= DATA LINES =
○ ○ ○
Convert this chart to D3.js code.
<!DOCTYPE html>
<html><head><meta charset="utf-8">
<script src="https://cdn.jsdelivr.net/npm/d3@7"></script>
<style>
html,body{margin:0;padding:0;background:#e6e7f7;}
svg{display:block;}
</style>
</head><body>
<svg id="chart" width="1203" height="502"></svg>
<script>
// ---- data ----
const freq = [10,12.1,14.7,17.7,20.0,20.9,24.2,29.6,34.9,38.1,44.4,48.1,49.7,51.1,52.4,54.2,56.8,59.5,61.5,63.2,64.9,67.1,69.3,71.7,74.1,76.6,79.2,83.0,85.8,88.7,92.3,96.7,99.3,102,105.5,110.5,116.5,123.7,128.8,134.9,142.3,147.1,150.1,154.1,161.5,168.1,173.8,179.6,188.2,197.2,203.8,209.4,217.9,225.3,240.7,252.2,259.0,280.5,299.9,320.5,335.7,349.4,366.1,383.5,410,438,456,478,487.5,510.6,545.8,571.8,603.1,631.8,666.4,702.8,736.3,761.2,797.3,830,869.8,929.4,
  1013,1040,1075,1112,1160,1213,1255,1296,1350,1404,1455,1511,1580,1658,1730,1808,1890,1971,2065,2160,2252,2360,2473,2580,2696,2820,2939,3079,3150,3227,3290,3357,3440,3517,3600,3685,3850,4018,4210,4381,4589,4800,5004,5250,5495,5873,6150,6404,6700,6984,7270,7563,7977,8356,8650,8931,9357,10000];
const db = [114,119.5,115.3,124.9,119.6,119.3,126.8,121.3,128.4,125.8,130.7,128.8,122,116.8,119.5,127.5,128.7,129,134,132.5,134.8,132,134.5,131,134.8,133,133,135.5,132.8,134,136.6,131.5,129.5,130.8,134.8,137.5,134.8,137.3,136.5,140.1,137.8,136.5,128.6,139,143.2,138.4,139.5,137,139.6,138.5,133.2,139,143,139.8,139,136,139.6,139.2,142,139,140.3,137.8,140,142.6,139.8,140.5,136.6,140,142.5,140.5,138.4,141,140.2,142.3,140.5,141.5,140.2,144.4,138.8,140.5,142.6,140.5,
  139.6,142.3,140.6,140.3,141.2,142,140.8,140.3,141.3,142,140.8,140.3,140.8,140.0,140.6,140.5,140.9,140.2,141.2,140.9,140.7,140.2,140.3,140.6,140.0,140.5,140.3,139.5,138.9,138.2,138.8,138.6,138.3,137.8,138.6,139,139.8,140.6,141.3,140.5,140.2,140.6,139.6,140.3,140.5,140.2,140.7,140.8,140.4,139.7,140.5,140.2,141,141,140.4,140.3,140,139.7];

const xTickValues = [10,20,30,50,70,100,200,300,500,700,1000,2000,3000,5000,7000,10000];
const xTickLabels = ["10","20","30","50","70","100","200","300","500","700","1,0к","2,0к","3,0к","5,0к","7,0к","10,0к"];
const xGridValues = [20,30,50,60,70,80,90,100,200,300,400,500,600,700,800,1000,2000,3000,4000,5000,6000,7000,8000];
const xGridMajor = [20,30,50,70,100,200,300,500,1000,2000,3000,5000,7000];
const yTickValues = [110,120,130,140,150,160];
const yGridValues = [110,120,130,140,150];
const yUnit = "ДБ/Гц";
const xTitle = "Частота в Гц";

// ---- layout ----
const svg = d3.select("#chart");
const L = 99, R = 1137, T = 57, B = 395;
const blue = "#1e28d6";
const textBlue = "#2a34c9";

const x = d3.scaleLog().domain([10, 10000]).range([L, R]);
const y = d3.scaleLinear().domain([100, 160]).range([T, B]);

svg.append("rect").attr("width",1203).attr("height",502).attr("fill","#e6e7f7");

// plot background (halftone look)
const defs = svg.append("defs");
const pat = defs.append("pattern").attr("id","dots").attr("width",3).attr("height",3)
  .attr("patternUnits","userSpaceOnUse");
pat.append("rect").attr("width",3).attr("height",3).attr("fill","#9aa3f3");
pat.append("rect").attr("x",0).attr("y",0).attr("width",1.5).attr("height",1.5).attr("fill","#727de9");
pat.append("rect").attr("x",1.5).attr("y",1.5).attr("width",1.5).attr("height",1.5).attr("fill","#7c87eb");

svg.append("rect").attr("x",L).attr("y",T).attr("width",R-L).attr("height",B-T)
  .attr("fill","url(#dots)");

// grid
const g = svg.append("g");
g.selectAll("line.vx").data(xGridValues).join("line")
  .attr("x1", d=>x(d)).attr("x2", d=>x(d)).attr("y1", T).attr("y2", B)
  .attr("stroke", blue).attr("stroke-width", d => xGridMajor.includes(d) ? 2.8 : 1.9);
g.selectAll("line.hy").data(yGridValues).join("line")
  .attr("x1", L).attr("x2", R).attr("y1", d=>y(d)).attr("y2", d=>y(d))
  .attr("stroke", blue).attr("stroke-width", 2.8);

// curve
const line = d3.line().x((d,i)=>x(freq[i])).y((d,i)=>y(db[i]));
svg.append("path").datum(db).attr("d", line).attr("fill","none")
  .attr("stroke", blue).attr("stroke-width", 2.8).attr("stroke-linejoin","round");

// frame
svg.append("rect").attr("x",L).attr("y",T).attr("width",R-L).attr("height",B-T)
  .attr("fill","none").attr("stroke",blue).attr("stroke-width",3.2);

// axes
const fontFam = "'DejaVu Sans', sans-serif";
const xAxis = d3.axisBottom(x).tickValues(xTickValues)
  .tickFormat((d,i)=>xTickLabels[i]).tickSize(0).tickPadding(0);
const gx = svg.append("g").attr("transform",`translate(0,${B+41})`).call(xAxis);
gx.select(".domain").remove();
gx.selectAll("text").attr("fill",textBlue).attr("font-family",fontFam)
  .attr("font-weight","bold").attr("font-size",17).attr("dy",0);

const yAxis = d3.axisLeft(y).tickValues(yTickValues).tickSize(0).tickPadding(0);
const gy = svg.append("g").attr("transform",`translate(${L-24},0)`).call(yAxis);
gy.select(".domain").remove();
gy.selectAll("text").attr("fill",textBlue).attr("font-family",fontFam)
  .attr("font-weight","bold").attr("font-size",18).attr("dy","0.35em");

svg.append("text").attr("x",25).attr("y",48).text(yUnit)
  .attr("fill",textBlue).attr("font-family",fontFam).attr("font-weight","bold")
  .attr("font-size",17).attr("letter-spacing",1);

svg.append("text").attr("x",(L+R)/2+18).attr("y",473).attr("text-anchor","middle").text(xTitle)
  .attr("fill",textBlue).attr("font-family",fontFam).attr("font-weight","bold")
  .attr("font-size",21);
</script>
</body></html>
○ ○ ○
= WORK INSTRUCTIONS =
All of the material above needs to be copied exactly.

= REPLY TO THE EXERCISE =
Convert this chart to D3.js code.
<!DOCTYPE html>
<html><head><meta charset="utf-8">
<script src="https://cdn.jsdelivr.net/npm/d3@7"></script>
<style>
html,body{margin:0;padding:0;background:#e6e7f7;}
svg{display:block;}
</style>
</head><body>
<svg id="chart" width="1203" height="502"></svg>
<script>
// ---- data ----
const freq = [10,12.1,14.7,17.7,20.0,20.9,24.2,29.6,34.9,38.1,44.4,48.1,49.7,51.1,52.4,54.2,56.8,59.5,61.5,63.2,64.9,67.1,69.3,71.7,74.1,76.6,79.2,83.0,85.8,88.7,92.3,96.7,99.3,102,105.5,110.5,116.5,123.7,128.8,134.9,142.3,147.1,150.1,154.1,161.5,168.1,173.8,179.6,188.2,197.2,203.8,209.4,217.9,225.3,240.7,252.2,259.0,280.5,299.9,320.5,335.7,349.4,366.1,383.5,410,438,456,478,487.5,510.6,545.8,571.8,603.1,631.8,666.4,702.8,736.3,761.2,797.3,830,869.8,929.4,
  1013,1040,1075,1112,1160,1213,1255,1296,1350,1404,1455,1511,1580,1658,1730,1808,1890,1971,2065,2160,2252,2360,2473,2580,2696,2820,2939,3079,3150,3227,3290,3357,3440,3517,3600,3685,3850,4018,4210,4381,4589,4800,5004,5250,5495,5873,6150,6404,6700,6984,7270,7563,7977,8356,8650,8931,9357,10000];
const db = [114,119.5,115.3,124.9,119.6,119.3,126.8,121.3,128.4,125.8,130.7,128.8,122,116.8,119.5,127.5,128.7,129,134,132.5,134.8,132,134.5,131,134.8,133,133,135.5,132.8,134,136.6,131.5,129.5,130.8,134.8,137.5,134.8,137.3,136.5,140.1,137.8,136.5,128.6,139,143.2,138.4,139.5,137,139.6,138.5,133.2,139,143,139.8,139,136,139.6,139.2,142,139,140.3,137.8,140,142.6,139.8,140.5,136.6,140,142.5,140.5,138.4,141,140.2,142.3,140.5,141.5,140.2,144.4,138.8,140.5,142.6,140.5,
  139.6,142.3,140.6,140.3,141.2,142,140.8,140.3,141.3,142,140.8,140.3,140.8,140.0,140.6,140.5,140.9,140.2,141.2,140.9,140.7,140.2,140.3,140.6,140.0,140.5,140.3,139.5,138.9,138.2,138.8,138.6,138.3,137.8,138.6,139,139.8,140.6,141.3,140.5,140.2,140.6,139.6,140.3,140.5,140.2,140.7,140.8,140.4,139.7,140.5,140.2,141,141,140.4,140.3,140,139.7];

const xTickValues = [10,20,30,50,70,100,200,300,500,700,1000,2000,3000,5000,7000,10000];
const xTickLabels = ["10","20","30","50","70","100","200","300","500","700","1,0к","2,0к","3,0к","5,0к","7,0к","10,0к"];
const xGridValues = [20,30,50,60,70,80,90,100,200,300,400,500,600,700,800,1000,2000,3000,4000,5000,6000,7000,8000];
const xGridMajor = [20,30,50,70,100,200,300,500,1000,2000,3000,5000,7000];
const yTickValues = [110,120,130,140,150,160];
const yGridValues = [110,120,130,140,150];
const yUnit = "ДБ/Гц";
const xTitle = "Частота в Гц";

// ---- layout ----
const svg = d3.select("#chart");
const L = 99, R = 1137, T = 57, B = 395;
const blue = "#1e28d6";
const textBlue = "#2a34c9";

const x = d3.scaleLog().domain([10, 10000]).range([L, R]);
const y = d3.scaleLinear().domain([100, 160]).range([T, B]);

svg.append("rect").attr("width",1203).attr("height",502).attr("fill","#e6e7f7");

// plot background (halftone look)
const defs = svg.append("defs");
const pat = defs.append("pattern").attr("id","dots").attr("width",3).attr("height",3)
  .attr("patternUnits","userSpaceOnUse");
pat.append("rect").attr("width",3).attr("height",3).attr("fill","#9aa3f3");
pat.append("rect").attr("x",0).attr("y",0).attr("width",1.5).attr("height",1.5).attr("fill","#727de9");
pat.append("rect").attr("x",1.5).attr("y",1.5).attr("width",1.5).attr("height",1.5).attr("fill","#7c87eb");

svg.append("rect").attr("x",L).attr("y",T).attr("width",R-L).attr("height",B-T)
  .attr("fill","url(#dots)");

// grid
const g = svg.append("g");
g.selectAll("line.vx").data(xGridValues).join("line")
  .attr("x1", d=>x(d)).attr("x2", d=>x(d)).attr("y1", T).attr("y2", B)
  .attr("stroke", blue).attr("stroke-width", d => xGridMajor.includes(d) ? 2.8 : 1.9);
g.selectAll("line.hy").data(yGridValues).join("line")
  .attr("x1", L).attr("x2", R).attr("y1", d=>y(d)).attr("y2", d=>y(d))
  .attr("stroke", blue).attr("stroke-width", 2.8);

// curve
const line = d3.line().x((d,i)=>x(freq[i])).y((d,i)=>y(db[i]));
svg.append("path").datum(db).attr("d", line).attr("fill","none")
  .attr("stroke", blue).attr("stroke-width", 2.8).attr("stroke-linejoin","round");

// frame
svg.append("rect").attr("x",L).attr("y",T).attr("width",R-L).attr("height",B-T)
  .attr("fill","none").attr("stroke",blue).attr("stroke-width",3.2);

// axes
const fontFam = "'DejaVu Sans', sans-serif";
const xAxis = d3.axisBottom(x).tickValues(xTickValues)
  .tickFormat((d,i)=>xTickLabels[i]).tickSize(0).tickPadding(0);
const gx = svg.append("g").attr("transform",`translate(0,${B+41})`).call(xAxis);
gx.select(".domain").remove();
gx.selectAll("text").attr("fill",textBlue).attr("font-family",fontFam)
  .attr("font-weight","bold").attr("font-size",17).attr("dy",0);

const yAxis = d3.axisLeft(y).tickValues(yTickValues).tickSize(0).tickPadding(0);
const gy = svg.append("g").attr("transform",`translate(${L-24},0)`).call(yAxis);
gy.select(".domain").remove();
gy.selectAll("text").attr("fill",textBlue).attr("font-family",fontFam)
  .attr("font-weight","bold").attr("font-size",18).attr("dy","0.35em");

svg.append("text").attr("x",25).attr("y",48).text(yUnit)
  .attr("fill",textBlue).attr("font-family",fontFam).attr("font-weight","bold")
  .attr("font-size",17).attr("letter-spacing",1);

svg.append("text").attr("x",(L+R)/2+18).attr("y",473).attr("text-anchor","middle").text(xTitle)
  .attr("fill",textBlue).attr("font-family",fontFam).attr("font-weight","bold")
  .attr("font-size",21);
</script>
</body></html>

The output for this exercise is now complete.